A Market Solution to Baseball’s “Asterisk” Problem

As the MLB season opens today, one of the league’s hyped stories is Philadelphia shortstop Jimmy Rollins’ hitting streak. Rollins hit in the last 36 games of the 2005 season; his streak is now the ninth longest in baseball history; with 21 more games-with-hits he will break the one record in baseball that no one thought would be broken: Joe D’s 56-game hitting streak. Oh wait, no he won’t. According to MLB, “If he succeeds, Rollins will be recognized as the holder of the longest hitting streak in Major League history, though DiMaggio will keep the single-season mark.” In other words, Rollins will have a record, but one with an asterisk – much like the asterisk (formerly) on Roger Maris’s single-season homerun record. The Rollins asterisk makes some sense; hits in games at the end of a season (in which teams may be out of contention, or resting players in advance of playoff runs, and thus not deploy their best pitchers and fielders) are not the same as hits in July. Depending on how baseball’s investigation of Barry Bonds ends up, if Bonds breaks the lifetime homerun mark he may have his record *’d as well (* = Bonds was possibly juiced up while hitting a good number of these homers).

I understand baseball’s recent fascination with record-breaking performances. After all, the memorable McGwire-Sosa contest was one of the most important factors in curing baseball of its post-strike blues. Pitching Rollins’s possible “record breaking*” season is an obvious PR ploy aimed at distracting the public from the ongoing steroid investigation.

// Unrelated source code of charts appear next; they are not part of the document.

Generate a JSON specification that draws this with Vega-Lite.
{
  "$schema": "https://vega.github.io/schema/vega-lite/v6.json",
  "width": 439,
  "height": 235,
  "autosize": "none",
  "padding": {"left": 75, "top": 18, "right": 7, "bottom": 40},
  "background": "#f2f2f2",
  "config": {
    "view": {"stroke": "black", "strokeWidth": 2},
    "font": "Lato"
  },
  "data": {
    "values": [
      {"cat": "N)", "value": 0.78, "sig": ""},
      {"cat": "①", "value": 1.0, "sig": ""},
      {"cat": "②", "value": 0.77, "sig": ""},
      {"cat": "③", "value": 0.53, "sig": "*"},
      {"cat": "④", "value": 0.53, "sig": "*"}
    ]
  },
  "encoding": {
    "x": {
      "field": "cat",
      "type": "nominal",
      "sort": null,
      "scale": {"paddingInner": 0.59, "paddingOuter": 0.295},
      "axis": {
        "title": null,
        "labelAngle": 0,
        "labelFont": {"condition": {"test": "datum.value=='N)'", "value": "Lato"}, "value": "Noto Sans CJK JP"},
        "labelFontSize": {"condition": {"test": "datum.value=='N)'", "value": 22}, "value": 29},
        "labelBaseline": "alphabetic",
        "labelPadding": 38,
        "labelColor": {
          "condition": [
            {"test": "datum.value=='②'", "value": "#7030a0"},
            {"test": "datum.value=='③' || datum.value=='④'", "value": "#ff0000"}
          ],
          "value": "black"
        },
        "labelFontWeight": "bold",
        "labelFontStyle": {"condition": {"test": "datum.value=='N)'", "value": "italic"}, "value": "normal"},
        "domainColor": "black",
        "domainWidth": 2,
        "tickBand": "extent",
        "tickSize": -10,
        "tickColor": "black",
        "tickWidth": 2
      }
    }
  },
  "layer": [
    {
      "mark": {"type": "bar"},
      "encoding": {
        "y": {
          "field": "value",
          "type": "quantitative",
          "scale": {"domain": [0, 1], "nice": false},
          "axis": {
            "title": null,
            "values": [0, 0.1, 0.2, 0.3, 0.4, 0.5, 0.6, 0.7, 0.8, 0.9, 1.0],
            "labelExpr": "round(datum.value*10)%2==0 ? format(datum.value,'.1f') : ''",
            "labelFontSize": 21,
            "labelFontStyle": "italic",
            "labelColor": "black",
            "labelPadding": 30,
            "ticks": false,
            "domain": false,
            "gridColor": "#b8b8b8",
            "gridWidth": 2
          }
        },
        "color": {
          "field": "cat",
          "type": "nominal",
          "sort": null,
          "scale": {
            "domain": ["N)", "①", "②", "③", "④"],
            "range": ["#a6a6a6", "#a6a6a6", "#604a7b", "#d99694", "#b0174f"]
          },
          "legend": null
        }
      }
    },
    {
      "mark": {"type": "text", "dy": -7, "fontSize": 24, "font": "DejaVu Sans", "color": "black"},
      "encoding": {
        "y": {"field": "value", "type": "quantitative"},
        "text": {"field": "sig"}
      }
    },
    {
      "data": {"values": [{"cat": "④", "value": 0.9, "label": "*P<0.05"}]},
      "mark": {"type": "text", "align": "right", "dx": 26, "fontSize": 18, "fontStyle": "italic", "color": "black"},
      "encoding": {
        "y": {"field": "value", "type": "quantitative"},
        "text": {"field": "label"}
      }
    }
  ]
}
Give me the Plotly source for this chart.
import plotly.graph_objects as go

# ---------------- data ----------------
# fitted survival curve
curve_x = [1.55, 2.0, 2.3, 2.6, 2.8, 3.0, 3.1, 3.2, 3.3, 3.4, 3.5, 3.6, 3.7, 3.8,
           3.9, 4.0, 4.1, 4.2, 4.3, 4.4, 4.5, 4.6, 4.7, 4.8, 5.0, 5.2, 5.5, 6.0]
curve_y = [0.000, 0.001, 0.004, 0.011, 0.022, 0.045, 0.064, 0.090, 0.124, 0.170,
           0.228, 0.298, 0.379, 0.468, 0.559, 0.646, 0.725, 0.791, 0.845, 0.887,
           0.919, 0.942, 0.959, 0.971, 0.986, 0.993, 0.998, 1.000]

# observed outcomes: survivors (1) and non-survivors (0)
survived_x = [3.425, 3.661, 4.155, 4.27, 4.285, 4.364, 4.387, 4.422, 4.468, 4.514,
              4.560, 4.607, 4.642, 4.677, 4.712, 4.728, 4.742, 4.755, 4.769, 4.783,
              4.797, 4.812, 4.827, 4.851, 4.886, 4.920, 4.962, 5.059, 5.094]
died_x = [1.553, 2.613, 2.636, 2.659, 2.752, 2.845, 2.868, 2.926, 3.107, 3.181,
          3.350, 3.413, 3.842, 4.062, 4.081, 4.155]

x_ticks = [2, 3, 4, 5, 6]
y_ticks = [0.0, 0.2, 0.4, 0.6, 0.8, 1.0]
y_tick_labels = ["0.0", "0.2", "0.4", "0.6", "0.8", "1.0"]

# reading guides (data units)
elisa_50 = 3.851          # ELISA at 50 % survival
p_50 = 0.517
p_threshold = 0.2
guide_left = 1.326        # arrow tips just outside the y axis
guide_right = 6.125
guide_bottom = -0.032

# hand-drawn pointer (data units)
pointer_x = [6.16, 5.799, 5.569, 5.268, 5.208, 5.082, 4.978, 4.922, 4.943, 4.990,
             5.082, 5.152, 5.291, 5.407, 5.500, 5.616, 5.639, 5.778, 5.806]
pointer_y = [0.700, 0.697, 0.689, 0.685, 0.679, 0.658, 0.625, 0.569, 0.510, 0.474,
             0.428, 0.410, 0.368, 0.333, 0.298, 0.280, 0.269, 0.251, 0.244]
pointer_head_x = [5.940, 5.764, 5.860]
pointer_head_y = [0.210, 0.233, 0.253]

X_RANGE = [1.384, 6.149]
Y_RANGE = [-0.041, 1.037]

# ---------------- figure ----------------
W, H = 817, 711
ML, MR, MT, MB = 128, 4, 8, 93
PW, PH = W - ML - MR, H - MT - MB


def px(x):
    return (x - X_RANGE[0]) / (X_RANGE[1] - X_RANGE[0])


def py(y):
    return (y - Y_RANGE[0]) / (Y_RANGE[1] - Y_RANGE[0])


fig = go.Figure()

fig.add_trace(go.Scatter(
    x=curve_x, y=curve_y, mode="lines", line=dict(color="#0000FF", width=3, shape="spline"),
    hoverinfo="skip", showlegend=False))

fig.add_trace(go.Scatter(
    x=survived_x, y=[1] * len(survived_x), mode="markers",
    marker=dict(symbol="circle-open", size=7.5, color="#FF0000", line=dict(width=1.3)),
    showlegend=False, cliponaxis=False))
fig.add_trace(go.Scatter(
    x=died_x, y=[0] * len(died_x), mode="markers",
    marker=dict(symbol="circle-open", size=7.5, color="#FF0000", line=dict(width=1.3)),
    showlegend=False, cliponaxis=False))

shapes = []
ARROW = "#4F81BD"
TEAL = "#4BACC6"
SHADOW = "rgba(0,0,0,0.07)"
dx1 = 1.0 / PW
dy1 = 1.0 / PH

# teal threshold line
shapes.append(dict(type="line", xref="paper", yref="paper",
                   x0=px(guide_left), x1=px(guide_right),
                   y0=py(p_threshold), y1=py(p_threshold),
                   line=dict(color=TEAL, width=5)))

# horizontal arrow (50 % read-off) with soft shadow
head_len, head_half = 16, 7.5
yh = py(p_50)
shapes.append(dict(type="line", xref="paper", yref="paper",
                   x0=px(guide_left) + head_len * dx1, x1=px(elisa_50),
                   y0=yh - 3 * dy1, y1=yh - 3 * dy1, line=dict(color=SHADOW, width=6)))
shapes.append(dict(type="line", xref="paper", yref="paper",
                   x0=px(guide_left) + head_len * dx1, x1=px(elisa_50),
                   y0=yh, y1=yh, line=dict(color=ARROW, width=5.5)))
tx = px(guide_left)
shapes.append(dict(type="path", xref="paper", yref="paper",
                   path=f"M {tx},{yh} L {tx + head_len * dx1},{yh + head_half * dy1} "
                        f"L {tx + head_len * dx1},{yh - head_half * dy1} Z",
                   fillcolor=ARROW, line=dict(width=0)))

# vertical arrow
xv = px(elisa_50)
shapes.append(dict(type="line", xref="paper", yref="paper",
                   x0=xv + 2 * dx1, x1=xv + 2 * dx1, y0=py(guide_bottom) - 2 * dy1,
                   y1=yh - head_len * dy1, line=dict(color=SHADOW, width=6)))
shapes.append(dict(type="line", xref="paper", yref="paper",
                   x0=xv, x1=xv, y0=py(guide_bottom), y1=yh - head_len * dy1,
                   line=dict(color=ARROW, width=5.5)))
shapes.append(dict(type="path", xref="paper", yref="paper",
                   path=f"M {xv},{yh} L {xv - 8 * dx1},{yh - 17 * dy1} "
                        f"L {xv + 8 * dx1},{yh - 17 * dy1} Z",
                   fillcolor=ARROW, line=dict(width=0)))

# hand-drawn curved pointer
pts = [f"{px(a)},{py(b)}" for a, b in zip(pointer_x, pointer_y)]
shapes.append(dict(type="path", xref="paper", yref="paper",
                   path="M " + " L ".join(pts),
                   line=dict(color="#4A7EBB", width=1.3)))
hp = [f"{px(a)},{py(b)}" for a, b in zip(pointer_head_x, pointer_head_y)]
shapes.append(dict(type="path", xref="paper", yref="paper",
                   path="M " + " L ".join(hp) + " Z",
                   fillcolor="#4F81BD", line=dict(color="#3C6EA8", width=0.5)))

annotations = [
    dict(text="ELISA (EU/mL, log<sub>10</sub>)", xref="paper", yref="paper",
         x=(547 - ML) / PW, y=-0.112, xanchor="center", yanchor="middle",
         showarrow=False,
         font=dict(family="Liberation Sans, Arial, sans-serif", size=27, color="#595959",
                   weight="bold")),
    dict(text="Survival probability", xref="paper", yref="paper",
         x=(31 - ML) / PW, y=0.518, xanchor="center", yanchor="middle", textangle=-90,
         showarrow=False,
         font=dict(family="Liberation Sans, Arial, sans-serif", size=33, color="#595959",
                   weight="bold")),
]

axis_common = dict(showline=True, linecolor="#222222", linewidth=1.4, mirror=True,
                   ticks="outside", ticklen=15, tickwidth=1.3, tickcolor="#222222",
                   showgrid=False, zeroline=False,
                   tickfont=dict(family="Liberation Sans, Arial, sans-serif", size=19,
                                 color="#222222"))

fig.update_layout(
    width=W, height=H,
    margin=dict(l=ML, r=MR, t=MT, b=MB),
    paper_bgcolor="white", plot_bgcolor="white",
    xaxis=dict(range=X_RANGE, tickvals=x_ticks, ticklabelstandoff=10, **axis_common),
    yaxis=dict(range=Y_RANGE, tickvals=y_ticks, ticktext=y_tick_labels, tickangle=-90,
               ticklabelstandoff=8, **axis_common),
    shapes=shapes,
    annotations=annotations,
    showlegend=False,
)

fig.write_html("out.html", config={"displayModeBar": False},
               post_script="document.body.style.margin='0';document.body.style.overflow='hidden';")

Instead of adding *’s after records, some of which are defensible while others are not, MLB should get out of the business of assigning “official” record-holder status to any of its current or former players, and ignore that records exist or are broken. Instead, MLB should let the market decide which are the “definitive” records and who holds them. Various private companies, with a profit motive, can offer their own “definitive” records for public and media consumption. Guinness can get in the game; so can U.S. News and World Report. Bonds may break the career home-run record; but if the public “rejects” that record as definitive (or rejects Rollins’ multi-season streak as being a streak at all) by way of choices made by the market, MLB won't need to slap Bonds with a *.